I was lying in the hospital bed in the early hours of the morning, maybe 8 hours after my surgery. I was still in a dreamy post anaesthetic haze, half awake and yet still half asleep. Through the gloomy, almost misty lighting I was aware of a figure in front of me it was the night nurse doing her rounds on the late shift.
I blinked and saw a slim uniformed figure at the end of the bed; even in the low light I could tell it was dark blue. I thought it`s OK no rookie – probably a staff nurse. As the events of the morning unfolded this was probably just as well.

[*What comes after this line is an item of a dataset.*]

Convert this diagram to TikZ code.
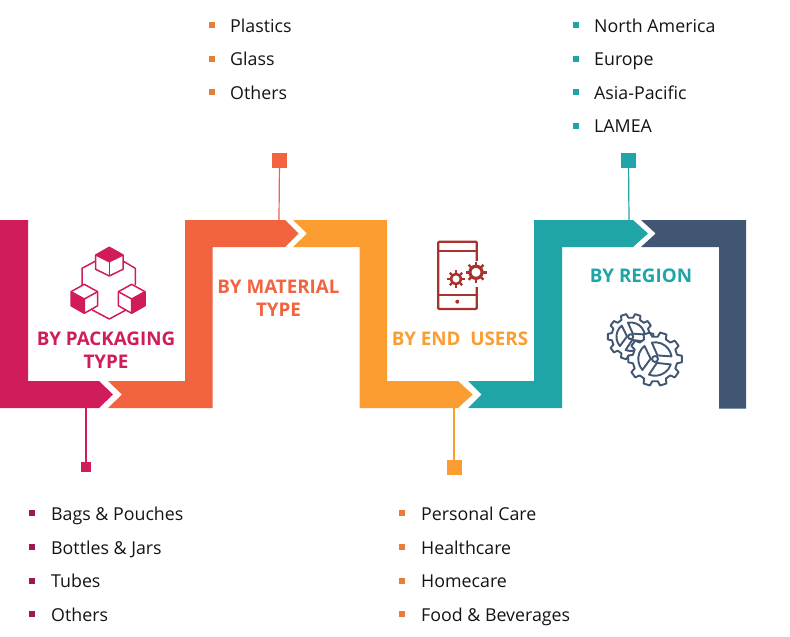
\documentclass[tikz,border=0pt]{standalone}
\usepackage{fontspec}
\setmainfont{Open Sans}
\usepackage{xcolor}
\definecolor{crimson}{HTML}{D01C5A}
\definecolor{coral}{HTML}{F2633F}
\definecolor{amber}{HTML}{FB9D31}
\definecolor{tealc}{HTML}{1FA5A8}
\definecolor{navy}{HTML}{405673}
\definecolor{berry}{HTML}{9C1B57}
\definecolor{brick}{HTML}{A8322D}
\definecolor{ink}{HTML}{141414}
\definecolor{tangerine}{HTML}{EA7B38}
\tikzset{
  listitem/.style={anchor=base west,inner sep=0pt,text=ink,font=\fontsize{17.8}{20}\selectfont},
  bulletbox/.style={inner sep=0pt,minimum size=6pt},
  stembox/.style={inner sep=0pt,minimum size=15pt},
  heading/.style={inner sep=0pt,font=\fontsize{18.8}{21}\selectfont\bfseries},
}
% cogwheel with three windows: x, y, radius
\newcommand{\cogicon}[3]{
  \begin{scope}[shift={(#1,#2)},x=1pt,y=1pt,line width=1.9pt,draw=navy,line join=round]
    \draw[fill=white] (-11:#3*.83) \foreach \a in {0,36,...,324} {
      -- ({\a-11}:#3*.83) -- ({\a-7}:#3) -- ({\a+7}:#3) -- ({\a+11}:#3*.83) } -- cycle;
    \foreach \a in {-5,115,235}
      \draw ({\a+14}:#3*.62) arc ({\a+14}:{\a+106}:#3*.62) -- ({\a+60}:#3*.16) -- cycle;
    \draw (0,0) circle (#3*.11);
  \end{scope}
}
% solid little gear for the phone: x, y, radius
\newcommand{\sprocket}[3]{
  \begin{scope}[shift={(#1,#2)},x=1pt,y=1pt,draw=brick]
    \draw[line width=#3*.3pt] (0,0) circle (#3*.58);
    \foreach \a in {0,45,...,315}
      \draw[line width=2.4pt] (\a:#3*.6) -- (\a:#3);
  \end{scope}
}
\begin{document}
\begin{tikzpicture}[x=1pt,y=-1pt]
  \useasboundingbox (0,0) rectangle (790,637);
  \fill[white] (0,0) rectangle (790,637);
  % ribbon
  \fill[crimson] (0,220) -- (28,220) -- (28,381) -- (99,381) -- (113,394.5) -- (99,408) -- (0,408) -- cycle;
  \fill[coral] (108,381) -- (185,381) -- (185,220) -- (285,220) -- (298.5,233.5) -- (285,247) -- (212.7,247) -- (212.7,408) -- (108,408) -- (122,394.5) -- cycle;
  \fill[amber] (293,220) -- (387,220) -- (387,381) -- (458,381) -- (472.7,394.5) -- (458,408) -- (359.5,408) -- (359.5,247) -- (293,247) -- (307,233.5) -- cycle;
  \fill[tealc] (468,381) -- (534,381) -- (534,220) -- (633,220) -- (648,233.5) -- (633,247) -- (562,247) -- (562,408) -- (468,408) -- (481.7,394.5) -- cycle;
  \fill[navy] (641,220) -- (746,220) -- (746,408.5) -- (719,408.5) -- (719,247) -- (641,247) -- (655.7,233.5) -- cycle;
  % stems
  \coordinate (packfoot) at (86,408);
  \coordinate (matfoot) at (279,220);
  \coordinate (userfoot) at (454,408);
  \coordinate (regfoot) at (629,220);
  \node[stembox,fill=crimson,minimum size=10.5pt] (packstem) at (86,467) {};
  \node[stembox,fill=coral] (matstem) at (279.5,160) {};
  \node[stembox,fill=amber] (userstem) at (454,467.5) {};
  \node[stembox,fill=tealc] (regstem) at (628.5,160) {};
  \draw[crimson,line width=1.2pt] (packfoot) -- (packstem);
  \draw[coral,line width=1.2pt] (matfoot) -- (matstem);
  \draw[amber,line width=1.2pt] (userfoot) -- (userstem);
  \draw[tealc,line width=1.2pt] (regfoot) -- (regstem);
  % headings
  \node[heading,text=crimson,align=center] (packhead) at (106,350.5) {BY PACKAGING\\[2pt]TYPE};
  \node[heading,text=coral,align=center] (mathead) at (278.5,298.5) {BY MATERIAL\\[2pt]TYPE};
  \node[heading,text=amber] (userhead) at (460,339) {BY END\ \ USERS};
  \node[heading,text=tealc] (reghead) at (641,276) {BY REGION};
  % lists
  \foreach \Num/\Ypos/\Item in {1/513/Bags \& Pouches, 2/547/Bottles \& Jars, 3/580.5/Tubes, 4/614/Others} {
    \node[bulletbox,fill=berry] (packb\Num) at (32,\Ypos) {};
    \node[listitem] (packi\Num) at (51,\Ypos+7) {\Item};
  }
  \foreach \Num/\Ypos/\Item in {1/25/Plastics, 2/58.5/Glass, 3/92/Others} {
    \node[bulletbox,fill=tangerine] (matb\Num) at (212,\Ypos) {};
    \node[listitem] (mati\Num) at (230,\Ypos+7) {\Item};
  }
  \foreach \Num/\Ypos/\Item in {1/513/Personal Care, 2/547/Healthcare, 3/580.5/Homecare, 4/614/Food \& Beverages} {
    \node[bulletbox,fill=tangerine] (userb\Num) at (402,\Ypos) {};
    \node[listitem] (useri\Num) at (421,\Ypos+7) {\Item};
  }
  \foreach \Num/\Ypos/\Item in {1/25/North America, 2/58.5/Europe, 3/92/Asia-Pacific, 4/125.5/LAMEA} {
    \node[bulletbox,fill=tealc] (regb\Num) at (576,\Ypos) {};
    \node[listitem] (regi\Num) at (594,\Ypos+7) {\Item};
  }
  % cubes icon
  \begin{scope}[draw=crimson,fill=crimson,line width=1.5pt,line join=round]
    \draw (95.7,261) -- (82,268.3) -- (82,285);
    \draw (123,261) -- (135.3,268.3) -- (135.3,285);
    \draw (92.3,310) -- (109.3,319) -- (126,310);
    \filldraw (109.3,247.3) -- (123,255) -- (109.3,261.7) -- (95.7,255) -- cycle;
    \draw (95.7,255) -- (95.7,269.3) -- (109.3,276) -- (123,269.3) -- (123,255);
    \draw (109.3,261.7) -- (109.3,276);
    \filldraw (71,291.7) -- (84.3,299) -- (84.3,313.3) -- (71,305.7) -- cycle;
    \draw (71,291.7) -- (84.3,284.3) -- (97.7,291.7) -- (97.7,305.7) -- (84.3,313.3);
    \draw (84.3,299) -- (97.7,291.7);
    \filldraw (145,291.7) -- (131.7,299) -- (131.7,313.3) -- (145,305.7) -- cycle;
    \draw (145,291.7) -- (131.7,284.3) -- (118.3,291.7) -- (118.3,305.7) -- (131.7,313.3);
    \draw (131.7,299) -- (118.3,291.7);
  \end{scope}
  % phone icon
  \draw[brick,line width=2.2pt,rounded corners=1pt] (476.7,261) -- (476.7,241.7) -- (438.3,241.7) -- (438.3,309) -- (476.7,309) -- (476.7,287);
  \draw[brick,line width=2.2pt] (438.3,250.7) -- (476.7,250.7);
  \draw[brick,line width=2.2pt] (438.3,295) -- (476.7,295);
  \fill[brick] (457.3,301.7) circle (2);
  \sprocket{476}{272.3}{10.5}
  \sprocket{456}{279}{8.7}
  % cogs icon
  \cogicon{630.7}{336.7}{23}
  \cogicon{655}{359}{27}
\end{tikzpicture}
\end{document}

The night nurse approached me and woke me up saying `Can you please sit up, I need to check something` I did as requested and turned to look back where her torch was now shining. My blood turned to ice; even in my semi drugged state I knew we had a problem. I simply couldn’t believe that once again I was in some kind of medical danger, but I was.
I followed the beam to the centre of my pillow. It was a typical NHS white cotton pillow, boil washed so many times the texture was now crisp almost coarse. It was also slightly ruffled from its recent use, but there was something else. I was left disbelieving, through the haze of the low light and the recent medications I could still see the blood. There was blood everywhere, the pillow, sheets even on my shoulders. It looked like a scene from the godfather.
I looked down at the huge blood stain splattered across my pillow trying to work out what the implications might be. I heard a voice inside my head saying `OK, now get out of that`. My brain was still in foggy, anaesthetic mode, a bit like a 20 year old car on a frosty morning. It did not want to know. The operation had been on a tumour on the top of my neck but it was also very close to the skull base. It is pretty fair to say that blood or any fluids leaking from these parts of the body are probably not normally regarded as good news.
On my pillow there was about a pint of blood, or more accurately `My Blood`. In many ways it was beyond belief, I must have heard a dozen times that this was a simple, routine operation yet here I was once again lying in a pool of blood. How many times I had been through this loop; normal routine then a bit later, another OP and another crisis. A year back it had happened four times in a single week and I never actually woke up from the one operation to the next. I began to wonder exactly when I might be allowed to take a break and have a few hours off from this relentless nemesis that seemed to want me so badly. There was a fair period at this time when I really didn’t feel that I could switch off from this for more than a minute, lest more harm would follow.
I looked round the room and my bed, convinced that some kind of mafia style hit had been performed. I was in the main neuro ward with easily room for two dozen patients. But at this time I was only aware of the immediate 20 square feet around me. I scanned the walls expecting to see scrawled in blood `Nobody crosses Fat Guiseppe and gets away with it! `But there was nothing there. My brain struggled for answers.
Then I could see the `Lady with the Lamp` at the end of my bed, now on her mobile to the emergency theatre. I could not hear the conversation, but I did not need to. With all my medical travels and interviews I knew exactly what was happening. She was checking if I needed to go back to surgery; quite right too. If it was spinal fluid on the pillow then I was in trouble and it would be in emergency surgery within the hour.
Gradually my brain began to return to reality. It’s funny now but even in that near comatose state I realised quite quickly that actually it was nowhere near as bad as it looked. Basically a pint of blood on a white pillow at 4.00 AM really does look like a Texas Chainsaw Massacre, but it is not so. This time I heard a voice in my head and it said `it’s OK its only blood`
This of course was completely true, if it had been a massive CSF leak (cerebrospinal fluid) not just blood I would now be on the critical list. But you can lose a point of blood without too many ill effects if you are just lying in a hospital bed. The body will replace it and the hospital can transfer more if required. The word came back from theatre; no need to operate just clean the wound up, replace the drain plug and we will check again in the morning. The night nurse duly complied and I was now glad for the chance to sleep.
By the morning my hospital bed looked like some kind of battlefield, the pillowcase plus bedding covered in dried blood but I recovered very quickly and was once again very keen to leave. During my medical travels at the time, I kept repeating to myself `This is my last operation and I don’t want any more`
I think I may have said that twelve times now; sadly, as yet I have not been right once.